Diabetes Forecast

How Can I Make My Shoes Fit Correctly?

Illustration by Kaitlin Graves/Mittera

James Hanna, DPM, responds

Finding footwear that fits properly can be challenging for anyone, but it takes on a special importance when you have diabetes.

What to Know

Diabetes affects just about every part of the body—including your feet. If it goes undiagnosed for a while or is poorly managed over a long period of time, diabetes can cause a decrease in circulation and nerve function. That’s a problem because nerve damage (neuropathy) can lead to numbness in your feet, which can make it difficult to feel that a shoe doesn’t fit properly. Combine nerve damage with ill-fitting shoes, and you have the perfect storm for trouble: blisters and skin breakdown (ulcers) that can lead to infection. Poor circulation can slow the healing of ulcers and other wounds, which can up the risk for gangrene and even amputation.

Other factors, such as bunions, hammertoes, arthritis, and swelling, may also adversely affect how a shoe fits. People with these conditions may find that selecting a shoe or sneaker off the shelf leads to problems.

Find Out More

Be a smart shoe shopper. Take your time selecting the proper shoes, and be sure to ask about the return policy. Most retailers realize that trying on a pair of shoes for a few minutes in a store may not provide the full story. The shoe store will often let you purchase the shoes, wear them at home for a couple of hours, and then, if necessary, return them for an exchange (provided they were not worn outside or otherwise dirtied).

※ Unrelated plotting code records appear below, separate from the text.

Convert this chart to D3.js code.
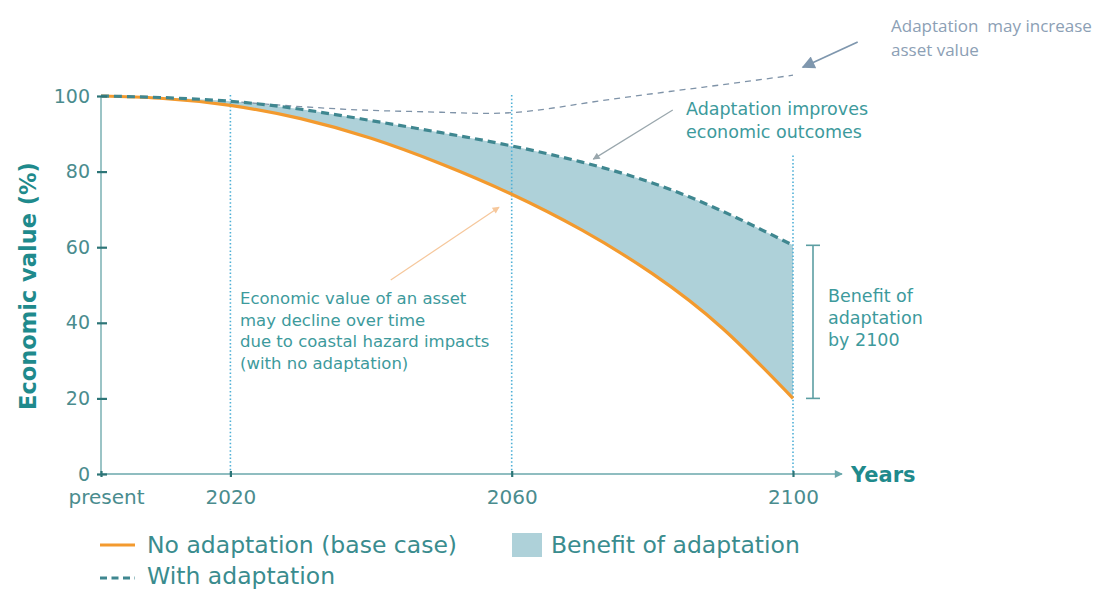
<!DOCTYPE html>
<html>
<head>
<meta charset="utf-8">
<script src="https://cdn.jsdelivr.net/npm/d3@7"></script>
<style>
  body { margin: 0; background: #fff; }
  svg { display: block; }
</style>
</head>
<body>
<svg id="chart" width="1100" height="590"></svg>
<script>
// values
var PRESENT = 2001.6;
var years = [PRESENT, 2010, 2020, 2030, 2040, 2050, 2060, 2070, 2080, 2090, 2100];
var noAdaptation = [100, 99.4, 97.5, 94, 88.8, 82, 74, 64.5, 53, 38.5, 20];
var withAdaptation = [100, 99.6, 98.6, 96.5, 93.5, 90.3, 86.8, 82.5, 77, 69.5, 60.5];
var increaseYears = [2020, 2030, 2040, 2050, 2060, 2070, 2080, 2090, 2100];
var mayIncrease = [98.6, 97.2, 96.2, 95.7, 95.6, 98, 100.6, 103, 105.5];
var yTicks = [0, 20, 40, 60, 80, 100];
var xTicks = [PRESENT, 2020, 2060, 2100];
var markerYears = [2020, 2060, 2100];

var TEAL = "#3d9a9c", DARK = "#2d7577", ORANGE = "#f39a2e", FILL = "#aed1d9",
    DASH = "#3f8790", DOT = "#4fb0d6", FONT = "DejaVu Sans, sans-serif";

var svg = d3.select("#chart");
var x = d3.scaleLinear().domain([PRESENT, 2100]).range([101, 793]);
var y = d3.scaleLinear().domain([0, 100]).range([474, 96]);

var base = years.map(function (yr, i) { return {yr: yr, lo: noAdaptation[i], hi: withAdaptation[i]}; });

var defs = svg.append("defs");
function arrowMarker(id, color, w, h) {
    defs.append("marker")
        .attr("id", id)
        .attr("viewBox", "0 0 10 10")
        .attr("refX", 9).attr("refY", 5)
        .attr("markerWidth", w).attr("markerHeight", h)
        .attr("markerUnits", "userSpaceOnUse")
        .attr("orient", "auto")
        .append("path")
        .attr("d", "M0,0 L10,5 L0,10 Z")
        .attr("fill", color);
}
arrowMarker("axisArrow", "#6aa7ab", 9, 8);
arrowMarker("greyArrow", "#7f97ae", 16, 13);
arrowMarker("thinGrey", "#9aa7ad", 8, 7);
arrowMarker("thinOrange", "#f6c79b", 8, 7);

// benefit area
svg.append("path")
    .datum(base)
    .attr("fill", FILL)
    .attr("d", d3.area()
        .x(function (d) { return x(d.yr); })
        .y0(function (d) { return y(d.lo); })
        .y1(function (d) { return y(d.hi); })
        .curve(d3.curveNatural));

// dotted year markers
var markerTop = {2020: 100, 2060: 100, 2100: 84};
svg.selectAll(".marker")
    .data(markerYears)
    .enter().append("line")
    .attr("x1", function (d) { return x(d); })
    .attr("x2", function (d) { return x(d); })
    .attr("y1", function (d) { return y(markerTop[d]) - 1; })
    .attr("y2", y(0))
    .attr("stroke", DOT)
    .attr("stroke-width", 1.6)
    .attr("stroke-dasharray", "1.5,2.2");

// thin dashed "may increase" line
svg.append("path")
    .datum(increaseYears.map(function (yr, i) { return [yr, mayIncrease[i]]; }))
    .attr("fill", "none")
    .attr("stroke", "#7f93a8")
    .attr("stroke-width", 1.3)
    .attr("stroke-dasharray", "6,5")
    .attr("d", d3.line()
        .x(function (d) { return x(d[0]); })
        .y(function (d) { return y(d[1]); })
        .curve(d3.curveNatural));

var lineLo = d3.line().x(function (d) { return x(d.yr); }).y(function (d) { return y(d.lo); }).curve(d3.curveNatural);
var lineHi = d3.line().x(function (d) { return x(d.yr); }).y(function (d) { return y(d.hi); }).curve(d3.curveNatural);

svg.append("path").datum(base)
    .attr("fill", "none").attr("stroke", ORANGE).attr("stroke-width", 3.2)
    .attr("d", lineLo);
svg.append("path").datum(base)
    .attr("fill", "none").attr("stroke", DASH).attr("stroke-width", 3.2)
    .attr("stroke-dasharray", "8,5")
    .attr("d", lineHi);

// axes
svg.append("line")
    .attr("x1", x(PRESENT)).attr("x2", x(PRESENT))
    .attr("y1", y(0)).attr("y2", y(100))
    .attr("stroke", "#7ab0b3").attr("stroke-width", 1.5);
svg.append("line")
    .attr("x1", x(PRESENT)).attr("x2", 842)
    .attr("y1", y(0)).attr("y2", y(0))
    .attr("stroke", "#6aa7ab").attr("stroke-width", 1.5)
    .attr("marker-end", "url(#axisArrow)");

var yAxis = svg.append("g")
    .attr("transform", "translate(" + x(PRESENT) + ",0)")
    .call(d3.axisLeft(y).tickValues(yTicks).tickSize(5).tickPadding(8));
yAxis.select(".domain").remove();
yAxis.selectAll(".tick line").attr("x1", -4).attr("x2", 6).attr("stroke", DARK).attr("stroke-width", 2.2);
yAxis.selectAll(".tick text")
    .attr("x", -11)
    .attr("fill", "#4a8c8e")
    .style("font-family", FONT).style("font-size", "19px");

var xAxis = svg.append("g")
    .attr("transform", "translate(0," + y(0) + ")")
    .call(d3.axisBottom(x).tickValues(xTicks)
        .tickFormat(function (d) { return d === PRESENT ? "present" : d; })
        .tickSize(3).tickPadding(13));
xAxis.select(".domain").remove();
xAxis.selectAll(".tick line").attr("y1", -3).attr("y2", 3).attr("stroke", DARK).attr("stroke-width", 2.2);
xAxis.selectAll(".tick text")
    .attr("fill", "#4a8c8e")
    .style("font-family", FONT).style("font-size", "20px")
    .attr("dx", function (d) { return d === PRESENT ? 5 : 0; });

svg.append("text")
    .attr("transform", "translate(36,286) rotate(-90)")
    .attr("text-anchor", "middle")
    .attr("fill", "#1f8a8c")
    .style("font-family", FONT).style("font-size", "22.5px").style("font-weight", "bold")
    .text("Economic value (%)");

svg.append("text")
    .attr("x", 851).attr("y", y(0) + 8)
    .attr("fill", "#1f8a8c")
    .style("font-family", FONT).style("font-size", "21px").style("font-weight", "bold")
    .text("Years");

// annotations
function lines(tx, ty, rows, size, step, color, family) {
    var t = svg.append("text")
        .attr("fill", color)
        .style("font-family", family || FONT).style("font-size", size + "px");
    rows.forEach(function (r, i) {
        t.append("tspan").attr("x", tx).attr("y", ty + i * step).text(r);
    });
}

lines(240, 304, ["Economic value of an asset", "may decline over time",
    "due to coastal hazard impacts", "(with no adaptation)"], 16.5, 21.5, TEAL);
lines(686, 115, ["Adaptation improves", "economic outcomes"], 17.5, 23, TEAL);
lines(891, 32, ["Adaptation\u00a0 may increase", "asset value"], 17, 24, "#8ca0b5", "Open Sans, sans-serif");
lines(828, 302, ["Benefit of", "adaptation", "by 2100"], 17.5, 22, TEAL);

svg.append("line")
    .attr("x1", x(2042.8)).attr("y1", y(51.3))
    .attr("x2", x(2058.2)).attr("y2", y(70.6))
    .attr("stroke", "#f6c79b").attr("stroke-width", 1.2)
    .attr("marker-end", "url(#thinOrange)");
svg.append("line")
    .attr("x1", x(2082.9)).attr("y1", y(96.3))
    .attr("x2", x(2071.6)).attr("y2", y(83.3))
    .attr("stroke", "#9aa7ad").attr("stroke-width", 1.2)
    .attr("marker-end", "url(#thinGrey)");
svg.append("line")
    .attr("x1", x(2109.2)).attr("y1", y(114.3))
    .attr("x2", x(2101.4)).attr("y2", y(107.6))
    .attr("stroke", "#7f97ae").attr("stroke-width", 1.8)
    .attr("marker-end", "url(#greyArrow)");

// benefit bracket
var bx = 813;
var lastLo = noAdaptation[noAdaptation.length - 1], lastHi = withAdaptation[withAdaptation.length - 1];
var bracket = svg.append("g").attr("stroke", "#5c9ea2").attr("stroke-width", 1.6);
bracket.append("line").attr("x1", bx).attr("x2", bx).attr("y1", y(lastHi)).attr("y2", y(lastLo));
bracket.append("line").attr("x1", bx - 7).attr("x2", bx + 7).attr("y1", y(lastHi)).attr("y2", y(lastHi));
bracket.append("line").attr("x1", bx - 7).attr("x2", bx + 7).attr("y1", y(lastLo)).attr("y2", y(lastLo));

// legend
var legend = svg.append("g").style("font-family", FONT).style("font-size", "23.5px").attr("fill", "#3a8c8e");
legend.append("line").attr("x1", 100).attr("x2", 135).attr("y1", 545).attr("y2", 545)
    .attr("stroke", ORANGE).attr("stroke-width", 3.2);
legend.append("text").attr("x", 147).attr("y", 553).text("No adaptation (base case)");
legend.append("line").attr("x1", 100).attr("x2", 135).attr("y1", 578).attr("y2", 578)
    .attr("stroke", DASH).attr("stroke-width", 3.2).attr("stroke-dasharray", "7,4.5");
legend.append("text").attr("x", 147).attr("y", 584).text("With adaptation");
legend.append("rect").attr("x", 512).attr("y", 533).attr("width", 30).attr("height", 24).attr("fill", FILL);
legend.append("text").attr("x", 551).attr("y", 553).text("Benefit of adaptation");
</script>
</body>
</html>
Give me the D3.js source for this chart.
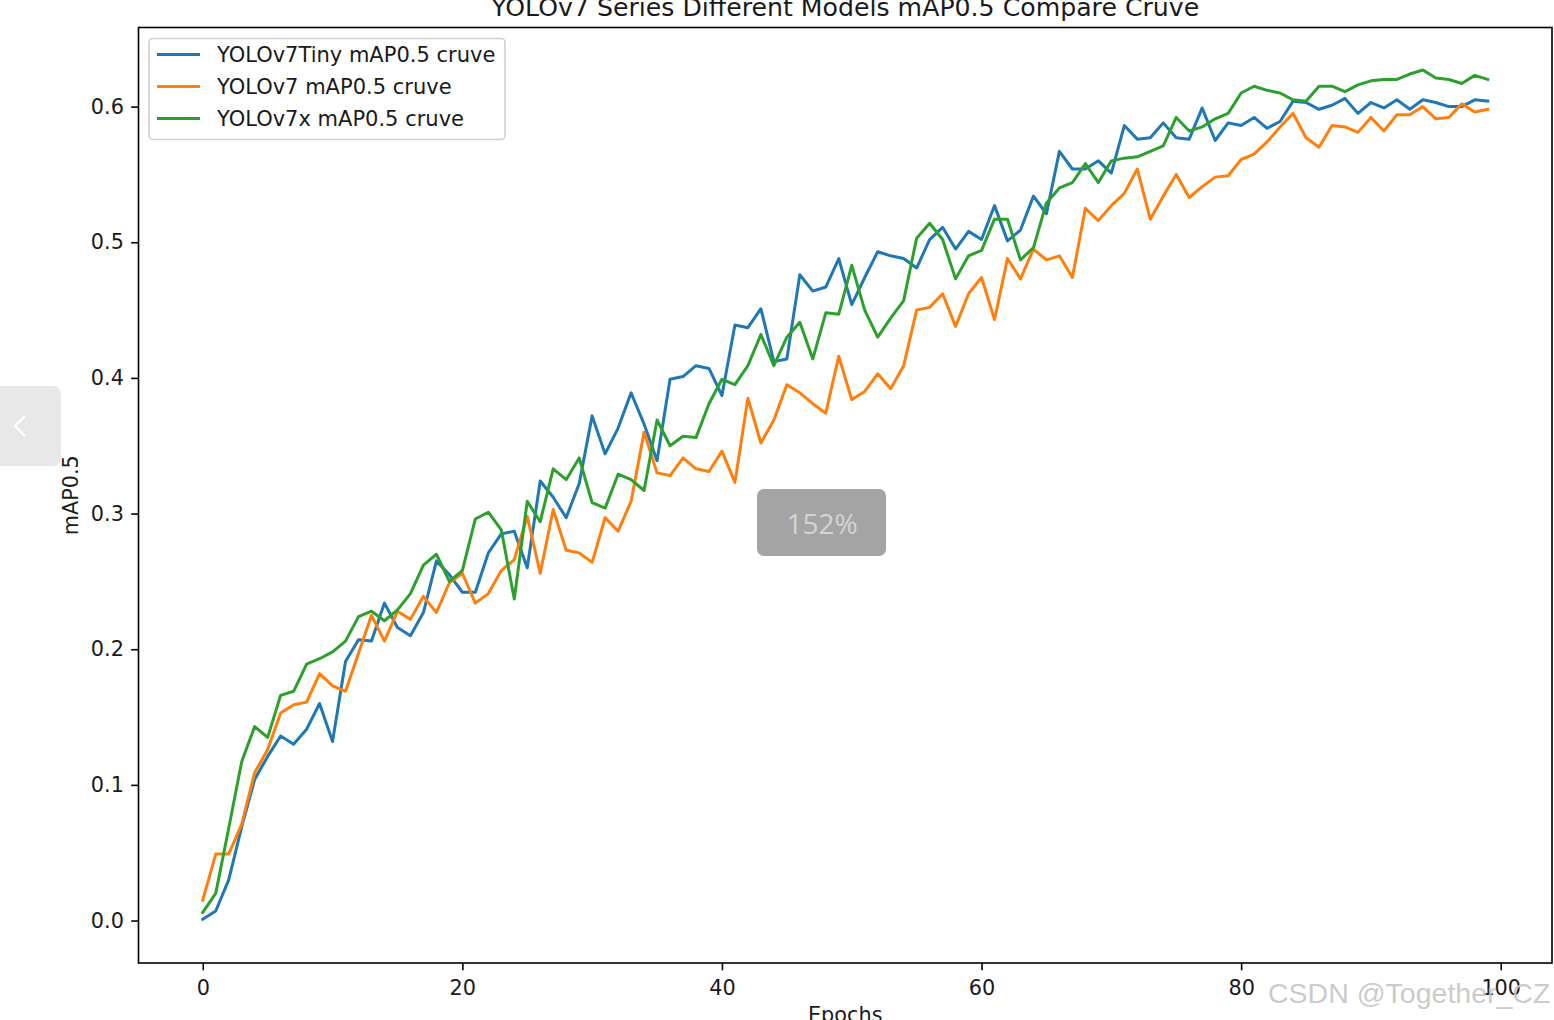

Any evidence of redness or irritation on the foot is a sign you need a different size or style. Keep in mind: Size isn’t everything. Different styles of shoes may offer a radical difference in fit, even if they are measured as the same size. Knowing your size gets you in the ballpark. Be prepared to go up or down a size depending on how that particular shoe or sneaker fits.

Consulting with a podiatrist for a comprehensive foot exam can help you determine whether there are special considerations to take into account. A visit to a pedorthist, an expert in creating shoes, orthotics, and other devices to reduce foot problems, may also be helpful.

Special types of shoes, such as those with extra depth (to provide room for hammertoes) or with an expandable upper portion (to accommodate increasing swelling throughout the day), may be recommended. Custom-molded shoes may be required for those with more significant deformities. Shoes with a special type of insole known as Plastazote can be helpful in reducing pressure in the areas that have previously gotten ulcers or have the potential to do so.


Diabetes is a complex issue that has the potential to create many foot and leg problems. Many of these can be avoided by keeping in mind a few simple rules regarding shoe selection and through consultation and follow-up with your health care providers.

James Hanna, DPM, is a fellow of the American College of Foot and Ankle Surgeons who has been in private practice in western New York for over 20 years. He serves on the board of trustees for the New York State Podiatric Medical Association.